Pandemic Leadership: Never Miss a Trick
In times of crisis, all states seek to mitigate impacts on both economy and loss of life. It is no different for today's hot crisis of the day: the coronavirus. However, in reality few states maintain the capacity to adequately respond to such overwhelming circumstances. The consequence is that many states, even well developed ones, rely on the aid and generosity of larger players on the international stage. For creditors of this aid, this becomes a jostling battle for leadership.
China and the US are currently locked in an ongoing battle for global leadership. Indeed, this battle exists a;most entirely outside the material, military realm signalling an all-new form of power politics. Leadership comes in a number of forms, for instance economic aid, engagement in international institutions, diffusion of technology and so forth, though it is crises like the current pandemic that offers the contenders a chance to wrestle top position from the other.
China has made clear since the Deng era in the 1970s that China's rise is destined to be peaceful, and developmental in nature. Hu Jintao's famous concept of 'harmonious world' is an example of this, and Xi Jinping's One Belt, One Road policy is its manifestation. The idea of mutual development is also of interest, since it promotes a zero sum economic picture and a win-win mentality. While it may be a truism that mutual development ultimately serves longer term Chinese goals - awarding dividends of influence and new markets - it at least at face value is perceived as Beijing adopting a more pronounced leadership position. By contrast the United States is sliding into protectionism, favouring tariffs and insulation of its domestic market. This has allowed China to actually become the champion of global free trade.

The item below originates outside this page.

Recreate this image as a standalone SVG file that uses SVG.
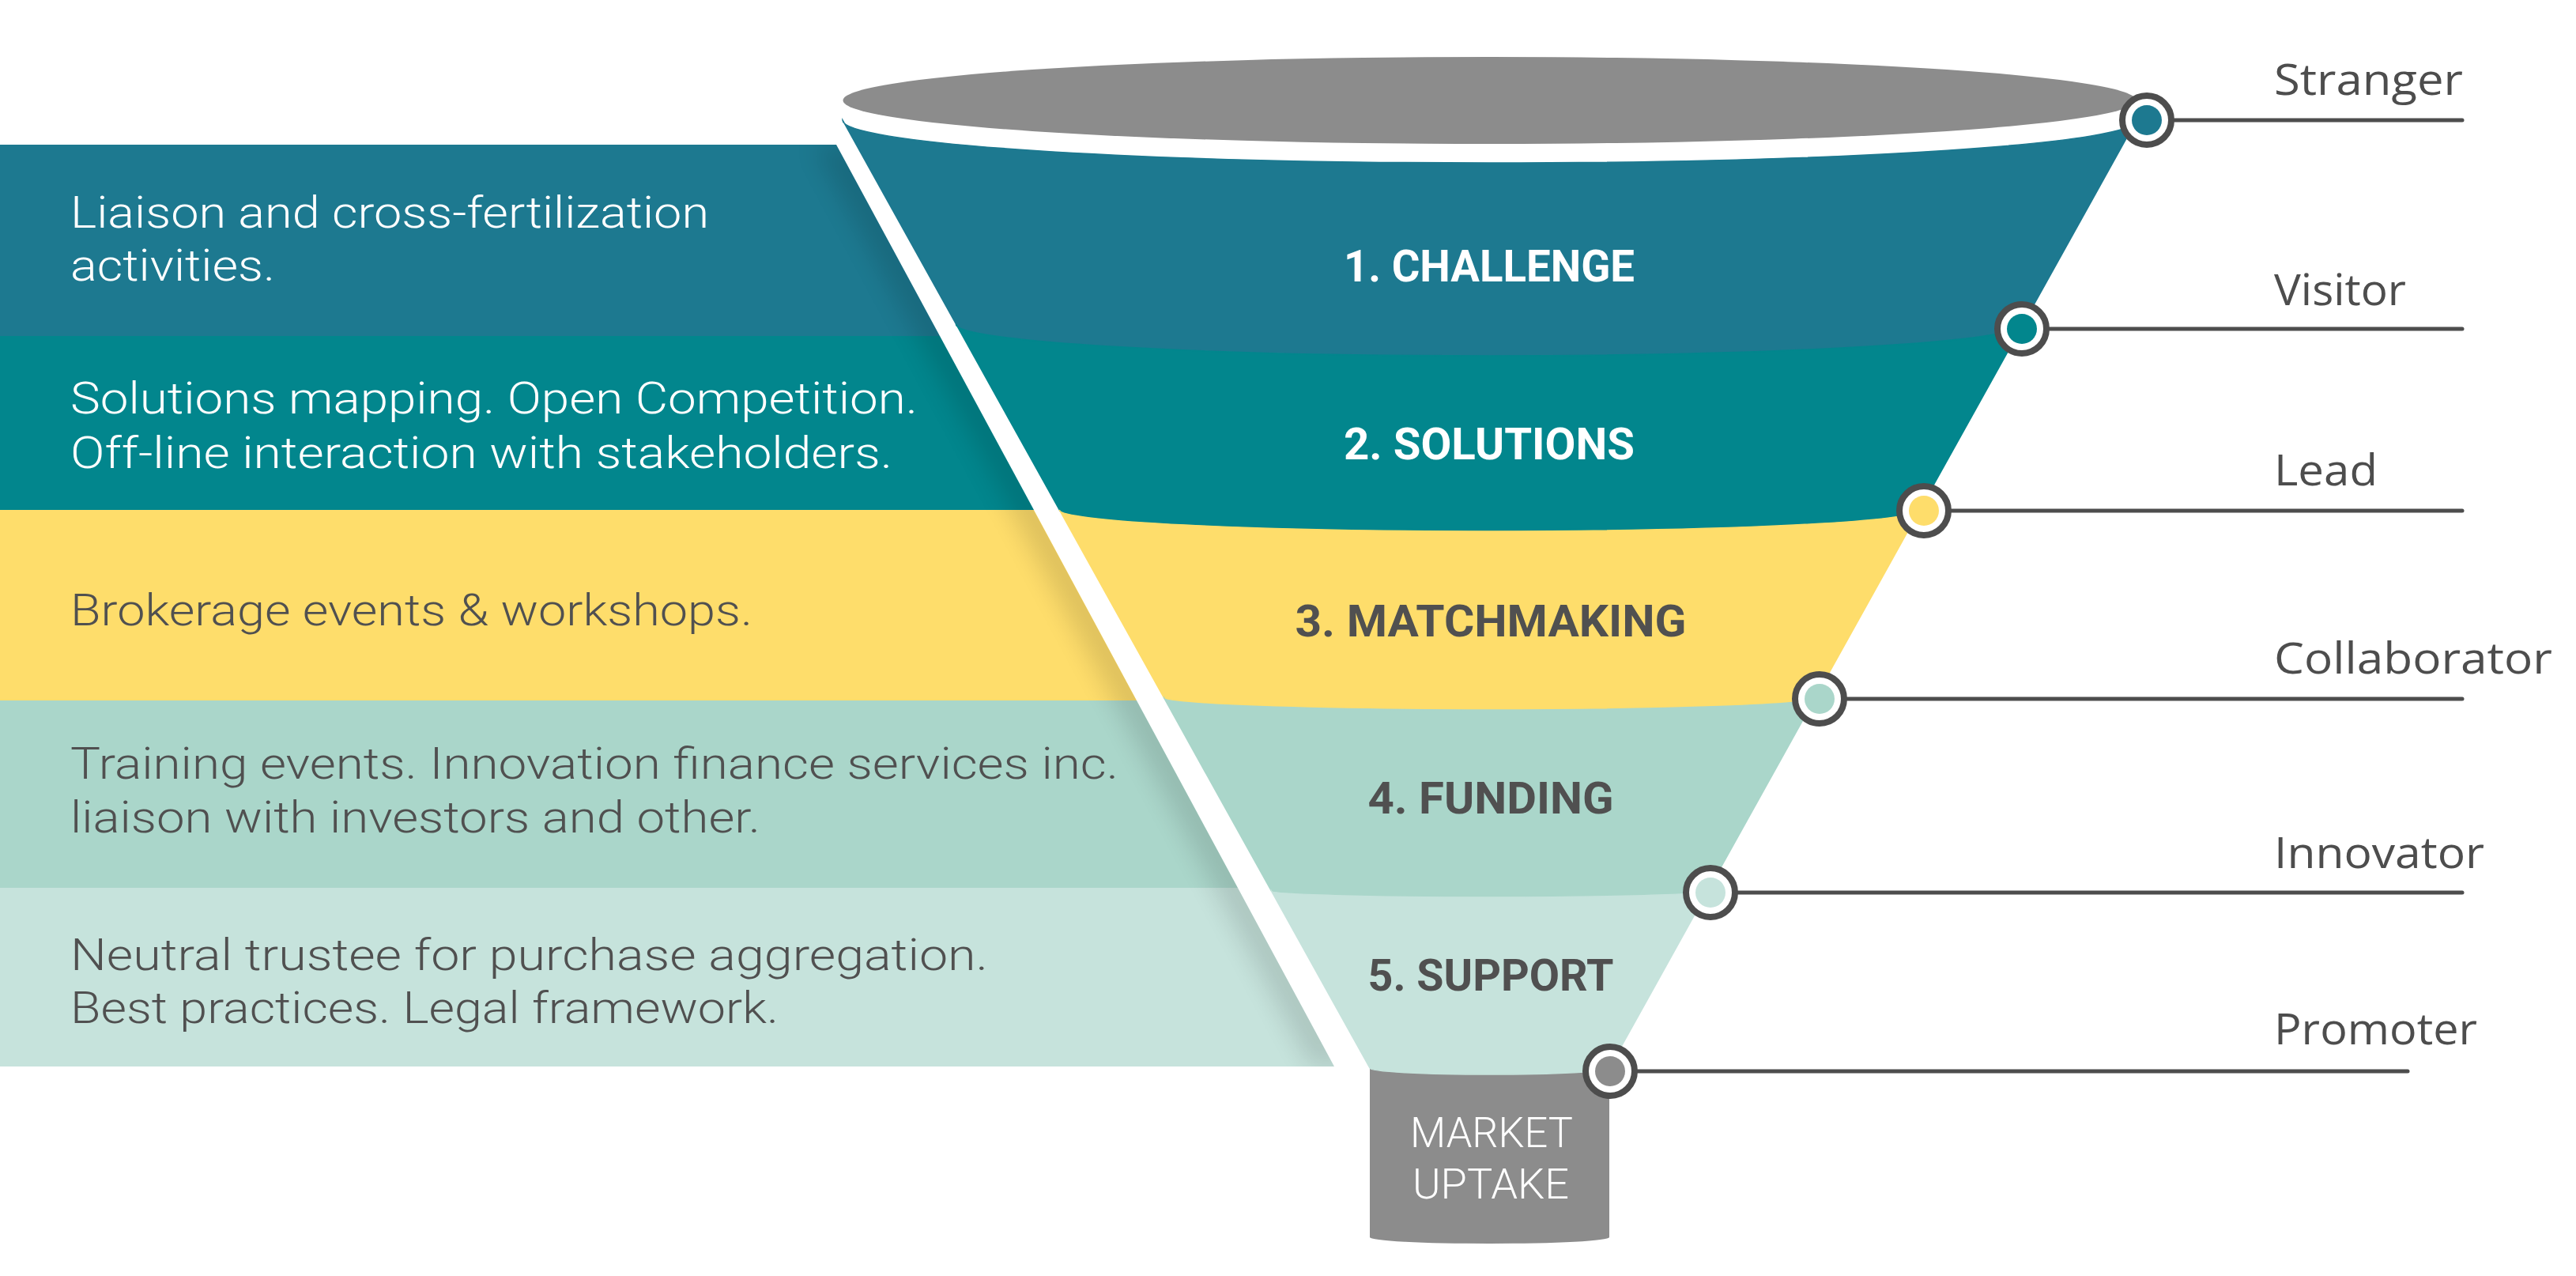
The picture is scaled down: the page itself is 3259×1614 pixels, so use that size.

This dichotomy of interests, seemingly where China is open and the US is closed, can be seen in the response to the virus outbreak. China is aggressively pushing a manufactured image of itself as a global leader in pandemic control. Italy is a good case study, where Chinese aid has been warmly welcomed by authorities. Medical experts, equipment and extensive funding are examples of Beijing stepping up to offset the United States. Traditionally, Italy has firmly fallen under Washington's sphere of influence, however with a largely insignificant blanket aid package of only $274 million encompassing the US' entire international aid package, then one is left wanting.
The United States currently fails to appreciate largely the game of soft power as a component of power politics. Allowing China to nudge itself from top-dog position will soon be regarded as an act of its own self-doing. If China can encroach this far into the West through apt crisis exploitation, then the US appears in poor stead to counter China more broadly in its own peripheral sphere of influence in East Asia. Washington must reconsider its international response, though with such an impending domestic crisis unfolding on the horizon, this seems near-impossible.
At the time of writing, Toby Irwin is a third year student at the University of St Andrews. He is studying International Relations. Areas that interest him the most are UK foreign policy and the defence/aerospace industry.